● SOURCE MATERIAL:
_ _ _
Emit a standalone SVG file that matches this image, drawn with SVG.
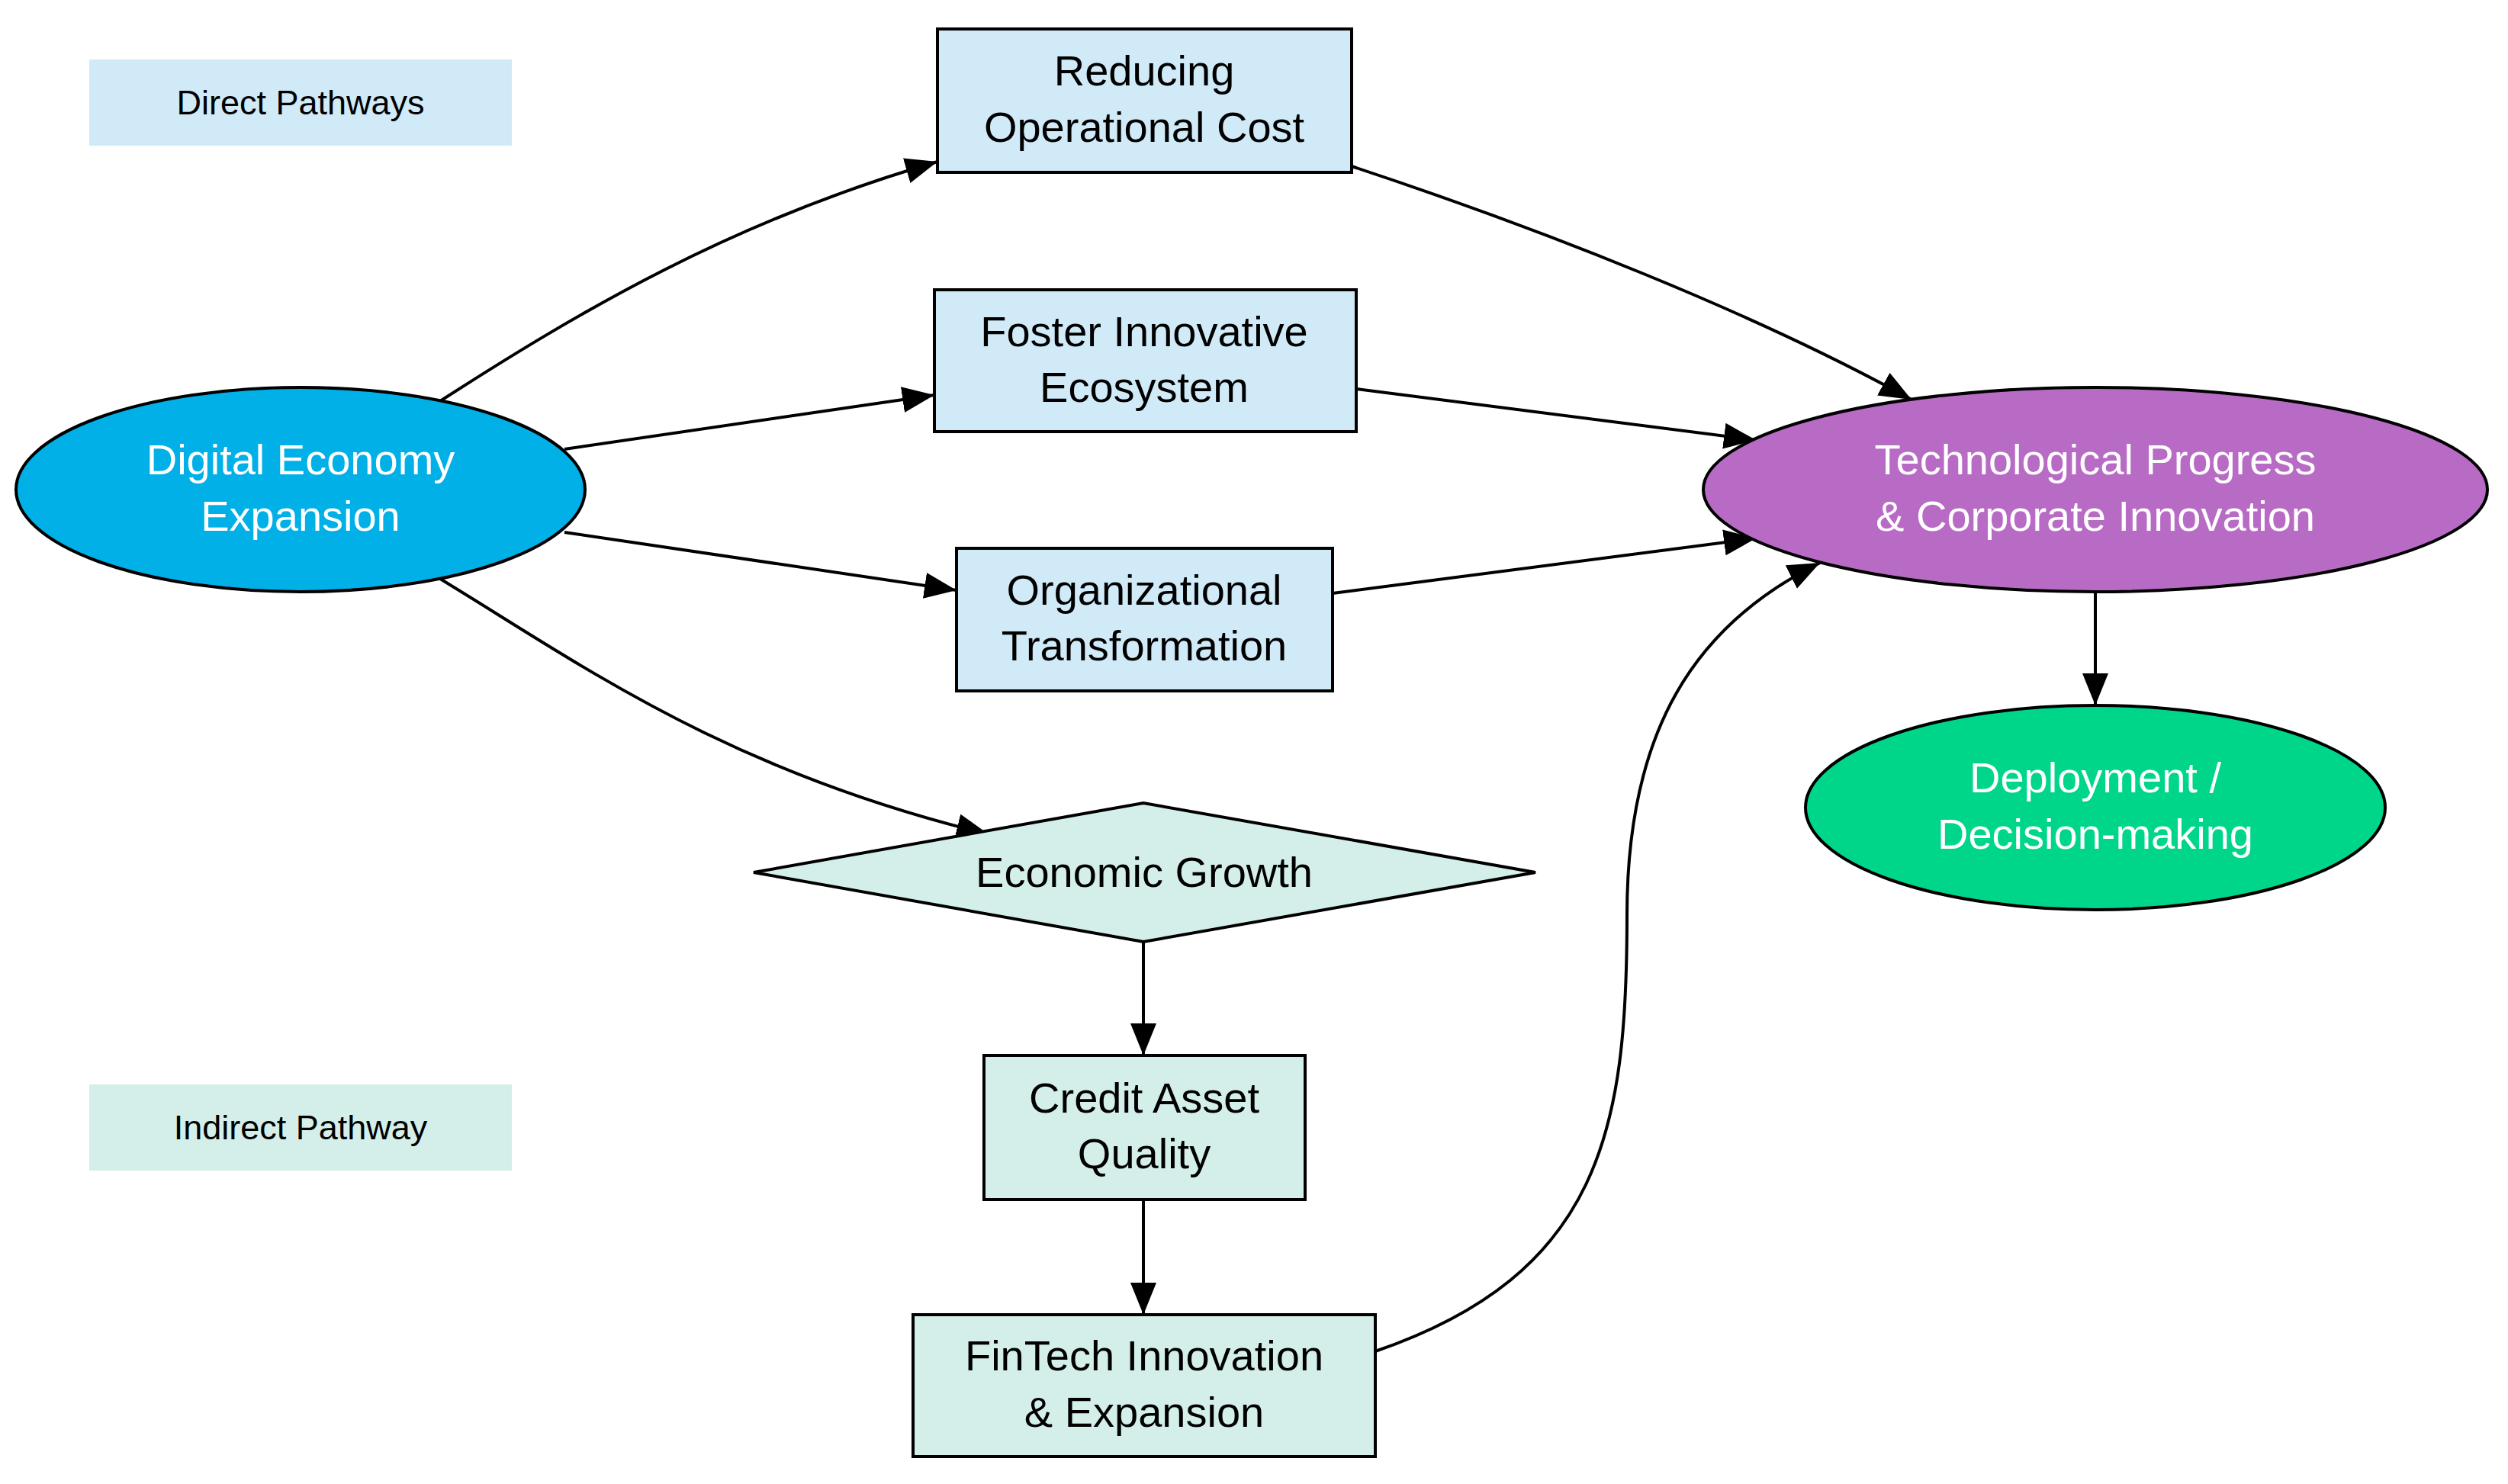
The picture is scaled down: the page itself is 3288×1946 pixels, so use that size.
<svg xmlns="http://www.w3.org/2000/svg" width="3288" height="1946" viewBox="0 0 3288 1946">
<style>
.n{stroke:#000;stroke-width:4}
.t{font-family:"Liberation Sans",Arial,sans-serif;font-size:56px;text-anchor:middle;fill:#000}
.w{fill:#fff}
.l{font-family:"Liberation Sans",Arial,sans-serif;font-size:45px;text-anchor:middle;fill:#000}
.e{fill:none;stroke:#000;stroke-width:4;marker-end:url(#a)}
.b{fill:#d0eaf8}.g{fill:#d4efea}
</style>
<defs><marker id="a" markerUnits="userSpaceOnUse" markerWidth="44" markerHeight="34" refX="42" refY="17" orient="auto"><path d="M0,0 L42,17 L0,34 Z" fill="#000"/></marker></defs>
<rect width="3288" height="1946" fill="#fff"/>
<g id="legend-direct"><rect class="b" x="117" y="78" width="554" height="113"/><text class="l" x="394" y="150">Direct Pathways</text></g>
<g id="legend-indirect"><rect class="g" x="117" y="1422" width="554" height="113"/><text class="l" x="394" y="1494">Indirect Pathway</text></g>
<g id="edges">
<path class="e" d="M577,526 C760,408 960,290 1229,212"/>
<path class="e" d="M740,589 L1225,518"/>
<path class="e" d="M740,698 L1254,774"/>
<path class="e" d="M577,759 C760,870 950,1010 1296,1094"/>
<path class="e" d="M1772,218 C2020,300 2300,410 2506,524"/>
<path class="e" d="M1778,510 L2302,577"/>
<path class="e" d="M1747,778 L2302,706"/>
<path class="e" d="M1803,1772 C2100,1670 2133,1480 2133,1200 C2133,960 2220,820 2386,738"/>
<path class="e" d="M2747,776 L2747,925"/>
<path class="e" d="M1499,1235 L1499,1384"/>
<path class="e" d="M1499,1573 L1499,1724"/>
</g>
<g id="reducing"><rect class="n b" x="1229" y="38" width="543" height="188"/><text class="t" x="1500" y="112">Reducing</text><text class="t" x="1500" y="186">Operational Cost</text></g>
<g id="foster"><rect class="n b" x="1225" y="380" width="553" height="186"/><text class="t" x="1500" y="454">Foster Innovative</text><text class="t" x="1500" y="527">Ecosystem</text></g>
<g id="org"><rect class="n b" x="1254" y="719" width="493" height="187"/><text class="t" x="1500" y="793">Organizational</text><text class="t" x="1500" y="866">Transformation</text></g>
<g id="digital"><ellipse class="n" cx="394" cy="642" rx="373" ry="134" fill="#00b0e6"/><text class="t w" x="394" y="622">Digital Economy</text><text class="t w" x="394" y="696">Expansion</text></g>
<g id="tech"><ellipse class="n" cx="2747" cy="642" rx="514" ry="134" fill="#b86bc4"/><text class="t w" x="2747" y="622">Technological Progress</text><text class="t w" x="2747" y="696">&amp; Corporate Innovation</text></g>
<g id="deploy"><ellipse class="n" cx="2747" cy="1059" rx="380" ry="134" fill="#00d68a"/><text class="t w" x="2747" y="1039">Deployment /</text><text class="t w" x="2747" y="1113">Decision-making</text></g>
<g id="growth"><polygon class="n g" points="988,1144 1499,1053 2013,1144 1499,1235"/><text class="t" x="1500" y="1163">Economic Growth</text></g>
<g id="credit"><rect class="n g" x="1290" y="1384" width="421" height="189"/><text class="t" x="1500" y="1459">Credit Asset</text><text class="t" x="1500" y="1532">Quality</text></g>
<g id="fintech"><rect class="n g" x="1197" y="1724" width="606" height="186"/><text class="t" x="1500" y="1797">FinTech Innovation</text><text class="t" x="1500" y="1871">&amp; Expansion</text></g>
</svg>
_ _ _
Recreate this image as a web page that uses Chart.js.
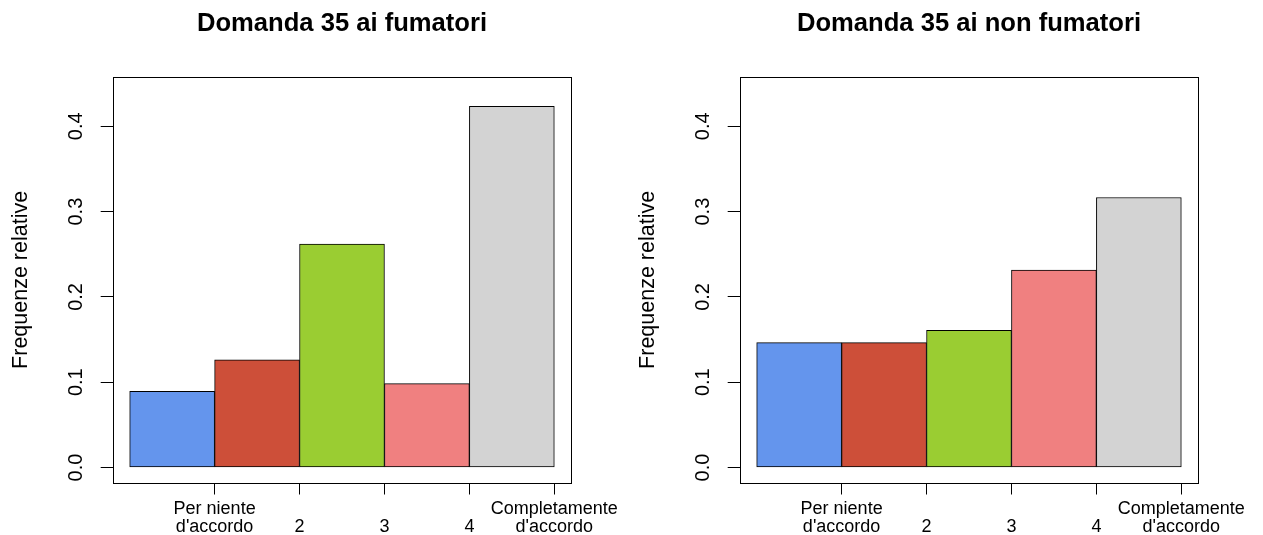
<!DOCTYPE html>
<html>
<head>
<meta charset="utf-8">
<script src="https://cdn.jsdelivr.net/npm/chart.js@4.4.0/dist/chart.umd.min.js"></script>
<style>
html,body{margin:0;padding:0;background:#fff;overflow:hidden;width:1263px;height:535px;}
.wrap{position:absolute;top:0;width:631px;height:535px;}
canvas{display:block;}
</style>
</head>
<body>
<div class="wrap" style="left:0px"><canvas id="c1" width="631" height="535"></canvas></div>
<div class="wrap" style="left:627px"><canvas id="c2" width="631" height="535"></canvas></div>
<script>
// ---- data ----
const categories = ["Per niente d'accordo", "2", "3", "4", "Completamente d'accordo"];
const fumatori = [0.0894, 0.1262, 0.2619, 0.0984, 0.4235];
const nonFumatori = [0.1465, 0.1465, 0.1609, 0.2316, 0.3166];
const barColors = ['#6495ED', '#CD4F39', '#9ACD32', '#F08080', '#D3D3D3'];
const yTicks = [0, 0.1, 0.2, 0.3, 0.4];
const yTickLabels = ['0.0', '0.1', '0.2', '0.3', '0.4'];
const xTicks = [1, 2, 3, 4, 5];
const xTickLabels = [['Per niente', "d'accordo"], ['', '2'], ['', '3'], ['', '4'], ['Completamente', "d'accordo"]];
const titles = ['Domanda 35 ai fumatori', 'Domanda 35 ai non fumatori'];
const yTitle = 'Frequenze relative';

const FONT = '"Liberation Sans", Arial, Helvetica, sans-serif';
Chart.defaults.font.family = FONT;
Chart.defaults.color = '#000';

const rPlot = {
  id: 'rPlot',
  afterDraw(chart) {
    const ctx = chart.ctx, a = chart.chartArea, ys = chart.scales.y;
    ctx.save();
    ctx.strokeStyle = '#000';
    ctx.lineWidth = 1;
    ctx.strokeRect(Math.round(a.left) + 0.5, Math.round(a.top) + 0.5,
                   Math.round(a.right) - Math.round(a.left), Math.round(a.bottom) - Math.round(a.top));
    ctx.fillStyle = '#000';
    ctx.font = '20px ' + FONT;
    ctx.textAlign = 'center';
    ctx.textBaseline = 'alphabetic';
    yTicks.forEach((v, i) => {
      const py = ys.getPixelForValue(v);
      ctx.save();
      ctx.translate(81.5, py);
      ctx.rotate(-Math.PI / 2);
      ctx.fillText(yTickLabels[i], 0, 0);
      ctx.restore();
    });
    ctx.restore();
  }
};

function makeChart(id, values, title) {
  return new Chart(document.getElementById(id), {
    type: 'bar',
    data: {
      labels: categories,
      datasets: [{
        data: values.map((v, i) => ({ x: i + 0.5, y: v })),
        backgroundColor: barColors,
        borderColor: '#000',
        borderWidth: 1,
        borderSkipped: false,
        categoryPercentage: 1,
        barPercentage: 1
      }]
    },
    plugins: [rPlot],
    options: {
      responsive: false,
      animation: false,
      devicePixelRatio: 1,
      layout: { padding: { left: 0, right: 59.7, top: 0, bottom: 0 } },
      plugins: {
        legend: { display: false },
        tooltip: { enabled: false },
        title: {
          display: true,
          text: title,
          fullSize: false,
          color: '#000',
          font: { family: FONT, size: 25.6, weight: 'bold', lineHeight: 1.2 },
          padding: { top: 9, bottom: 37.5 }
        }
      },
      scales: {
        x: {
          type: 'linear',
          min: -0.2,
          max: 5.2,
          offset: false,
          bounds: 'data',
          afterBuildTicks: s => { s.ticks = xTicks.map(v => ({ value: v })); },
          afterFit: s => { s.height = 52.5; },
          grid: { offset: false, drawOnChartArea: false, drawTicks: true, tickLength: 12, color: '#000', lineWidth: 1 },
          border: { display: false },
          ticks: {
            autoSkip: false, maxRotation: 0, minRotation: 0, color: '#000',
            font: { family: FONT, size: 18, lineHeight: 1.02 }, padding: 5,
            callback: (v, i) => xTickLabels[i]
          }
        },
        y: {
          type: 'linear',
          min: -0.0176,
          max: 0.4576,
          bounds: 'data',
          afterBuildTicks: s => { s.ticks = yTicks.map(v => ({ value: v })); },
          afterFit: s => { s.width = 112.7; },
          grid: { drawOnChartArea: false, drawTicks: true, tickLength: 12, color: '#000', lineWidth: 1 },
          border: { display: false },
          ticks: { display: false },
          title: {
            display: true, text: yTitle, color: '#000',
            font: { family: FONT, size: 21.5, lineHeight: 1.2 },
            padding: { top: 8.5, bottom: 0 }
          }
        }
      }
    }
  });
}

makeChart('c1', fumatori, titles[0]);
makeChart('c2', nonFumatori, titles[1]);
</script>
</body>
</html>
_ _ _
● TASK STATEMENT: Take only the lines above from the one that has "Recreate this image" through the one that has "Chart.defaults.color = '#000';" and reproduce them exactly, omitting any pictures.

● RESULT BELOW:
Recreate this image as a web page that uses Chart.js.
<!DOCTYPE html>
<html>
<head>
<meta charset="utf-8">
<script src="https://cdn.jsdelivr.net/npm/chart.js@4.4.0/dist/chart.umd.min.js"></script>
<style>
html,body{margin:0;padding:0;background:#fff;overflow:hidden;width:1263px;height:535px;}
.wrap{position:absolute;top:0;width:631px;height:535px;}
canvas{display:block;}
</style>
</head>
<body>
<div class="wrap" style="left:0px"><canvas id="c1" width="631" height="535"></canvas></div>
<div class="wrap" style="left:627px"><canvas id="c2" width="631" height="535"></canvas></div>
<script>
// ---- data ----
const categories = ["Per niente d'accordo", "2", "3", "4", "Completamente d'accordo"];
const fumatori = [0.0894, 0.1262, 0.2619, 0.0984, 0.4235];
const nonFumatori = [0.1465, 0.1465, 0.1609, 0.2316, 0.3166];
const barColors = ['#6495ED', '#CD4F39', '#9ACD32', '#F08080', '#D3D3D3'];
const yTicks = [0, 0.1, 0.2, 0.3, 0.4];
const yTickLabels = ['0.0', '0.1', '0.2', '0.3', '0.4'];
const xTicks = [1, 2, 3, 4, 5];
const xTickLabels = [['Per niente', "d'accordo"], ['', '2'], ['', '3'], ['', '4'], ['Completamente', "d'accordo"]];
const titles = ['Domanda 35 ai fumatori', 'Domanda 35 ai non fumatori'];
const yTitle = 'Frequenze relative';

const FONT = '"Liberation Sans", Arial, Helvetica, sans-serif';
Chart.defaults.font.family = FONT;
Chart.defaults.color = '#000';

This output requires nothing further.